What is context?
In Wren Engine, context is the structured business understanding an AI agent needs in order to work with data correctly. It goes beyond raw schemas and table access. Context helps an agent understand what your data means, which sources to trust, how entities relate to each other, how metrics should be calculated, and what rules or guidance should shape its behavior.
For AI agents, this matters because answering a question is rarely just a SQL generation problem. The harder problem is knowing what the question means inside a business. Questions like "What is revenue growth last quarter?" depend on business definitions, trusted sources, time conventions, relationships, and sometimes team-specific instructions. Context is what makes those answers reliable.
Why context matters for AI agents
AI agents often fail not because they cannot write SQL, but because they lack the business and operational grounding needed to plan correctly. A warehouse may contain many similar tables, overlapping metrics, legacy definitions, and tribal knowledge that never appears in a schema.
Context helps agents:
- understand business entities and terminology
- identify the right source of truth
- follow approved relationships and calculations
- apply business rules consistently
- generate more reliable answers across multi-step workflows
This is why Wren Engine is positioned as an open context engine for AI agents: it helps turn raw data systems into usable context that agents can reason over.
Context vs. semantics
Semantics and context are related, but they are not the same thing.

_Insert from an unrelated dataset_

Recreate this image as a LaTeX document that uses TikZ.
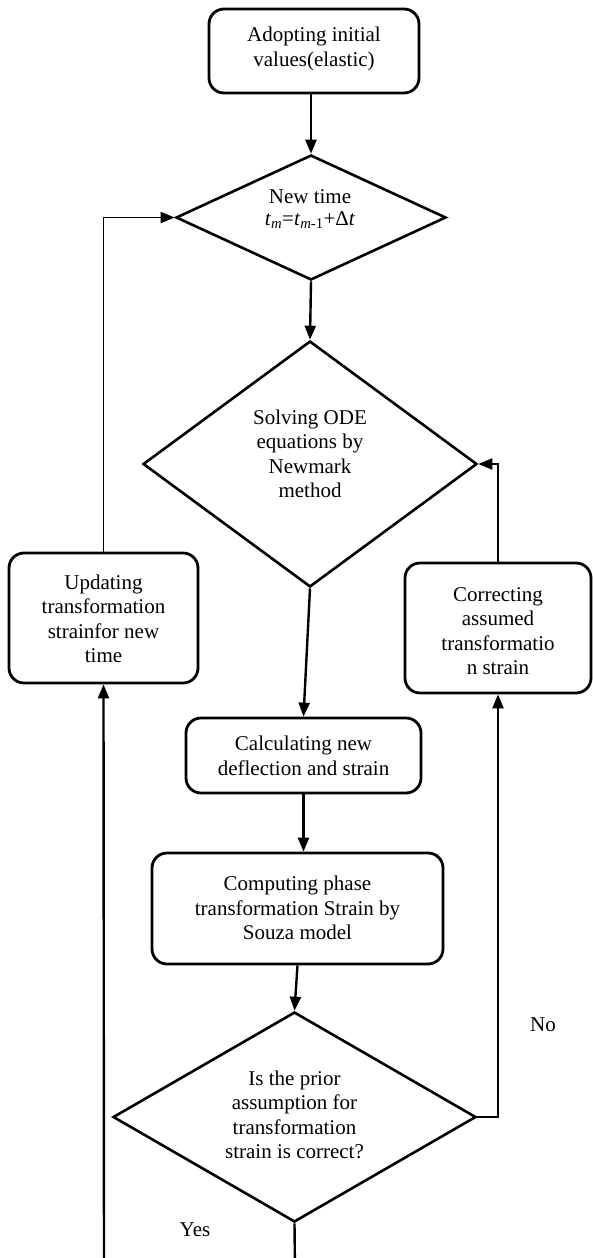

Semantics is about meaning. In data systems, semantics usually refers to the business meaning of entities, metrics, relationships, and attributes. For example, semantics defines what "revenue" means, how "customer" is modeled, or how two datasets should be joined.
Context is broader. It includes semantics, but also adds the surrounding information an agent needs to act correctly in real workflows.
Context can include:
- semantic definitions of metrics and entities
- source-of-truth guidance
- modeling rules and reusable calculations
- identity resolution across systems
- governance and access expectations
- operational instructions and tribal knowledge
- evolving business conventions over time
Put simply:
- semantics explains what data means
- context explains how an agent should use that meaning in practice
Why context is broader than a semantic layer
A traditional semantic layer is valuable because it gives business definitions to data. It helps define metrics, entities, and relationships in a structured way. That is an important foundation.
But for AI agents, a semantic layer alone is often not enough. Agents also need to know which definitions are current, which systems are authoritative, what exceptions exist, and what instructions should apply in ambiguous situations.
This idea aligns with the argument in a16z's article Your Data Agents Need Context: a modern context layer should be a superset of the traditional semantic layer, adding the business and operational grounding that autonomous agents need.
What context includes in Wren Engine
Wren Engine builds context from structured modeling and execution primitives, including:
- MDL definitions for models, relationships, calculations, and views
- business-facing dataset structure
- reusable analytical logic
- governed access patterns between agents and data sources
- MCP-friendly interfaces for connecting that context to AI agents
Together, these give agents a clearer and more durable understanding of how to reason over data.
In short
Context is the full set of information an AI agent needs to operate reliably on top of business data. Semantics is one part of that picture, but context goes further by combining meaning with source selection, modeling logic, governance, and practical instructions.
That is the shift from semantic layer thinking to context thinking: not just defining what data means, but packaging the full business understanding that agents need to act correctly.